Hi to everyone, I'm new at this community and a beginner with R.
I have the following script, with this, I update my POS database with POS diary sales.
Blockquote
library(rJava)
library(xlsx)
library(xlsxjars)
a <- read.xlsx("1.xls", 1)
b <- read.xlsx("2.xls", 1)
c <- read.xlsx("3.xls", 1)
d <- read.xlsx("4.xls", 1)
e <- read.xlsx("5.xls", 1)
f <- read.xlsx("6.xls", 1)
TOTAL <- rbind(a, b, c, d, e, f)
Base_de_datos_a_actualizar <- read.xlsx("base de datos.xlsx", 1)
Base_de_datos_a_actualizar$NA..2 <- NULL
Base_actualizada <- rbind(Base_de_datos_a_actualizar, TOTAL)
Base_actualizada <- Base_actualizada[!duplicated(Base_actualizada),]
write.xlsx(Base_actualizada, "base de datos.xlsx")
Blockquote
This script works fine, but I want to how could I read a list of files without writing the name of each one, combine them and write a xlsx file.
Consider something along this piece of code; it is built on the excellent {fs} package, which has a function to list all files matching a condition - in this case MS Excel files.
To this list is then applied a function reading the filename & appending it to the global result. Note the use of <<- operator, as the function reaches "outside" to the global data frame.
The code assumes constant structure of all the excels (otherwise the rbind would break).
library(fs)
library(readxl)
result <- data.frame() # global init
excel_normalize <- function(filename) { # function to read the excel & append it to result
asdf <- readxl::read_xlsx(filename)
result <<- rbind(result, asdf)
TRUE
}
list_of_excels <- dir_info("./xls/",recursive = T, glob = "*.xlsx") # find all excels
sapply(list_of_excels$path, excel_normalize) # apply the function
Here's a pattern I often use to read and combine multiple files with a similar structure:
library(tidyverse)
library(readxl)
f <- list.files(pattern="xls$")
TOTAL <- map_df(f, read_excel)
A base R version would be:
TOTAL <- do.call(rbind, lapply(f, function(file) read_excel(file)))

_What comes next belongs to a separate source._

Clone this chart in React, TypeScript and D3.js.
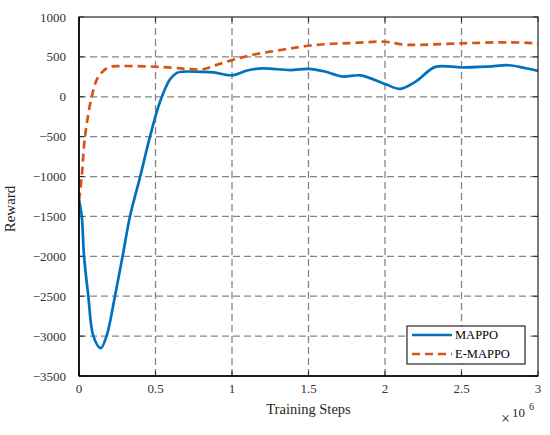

Note that rbind will throw an error if the files don't all have the same column names. On the other hand map_df will combine all of the files, regardless of the column names. For example, run the following and see what happens:
sapply(list_of_excels$path, excel_normalize) # apply the function
I get the following error
Error in match.names(clabs, names(xi)) :
names do not match previous names
7.stop("names do not match previous names")
6.match.names(clabs, names(xi))
5.rbind(deparse.level, ...)
4.rbind(result, asdf)
3.FUN(X[[i]], ...)
2.lapply(X = X, FUN = FUN, ...)
1.sapply(list_of_excels$path, excel_normalize)
All steps before was OK. I just modified .xlsx to xls.
Objects have same column number
And do all of the excels have the same structure? It seems that in your case they do not...
If you are absolutely positively sure that the structure is the same you could either force them, or pick only some; you could also force a vector of field names onto all your imports. Either by:
# base R approach
names(asdf) <- c("whatever", "names", "you", "are", "certain", "of") # place this in between `read_xls` and `rbind` calls
or
# tidyverse approach
asdf <- readxl::read_xlsx(filename) %>%
select(only those columns you are interested in)
either way it pays to double check your structures and source of files. The constant structure is a very important assumption in my proposed approach.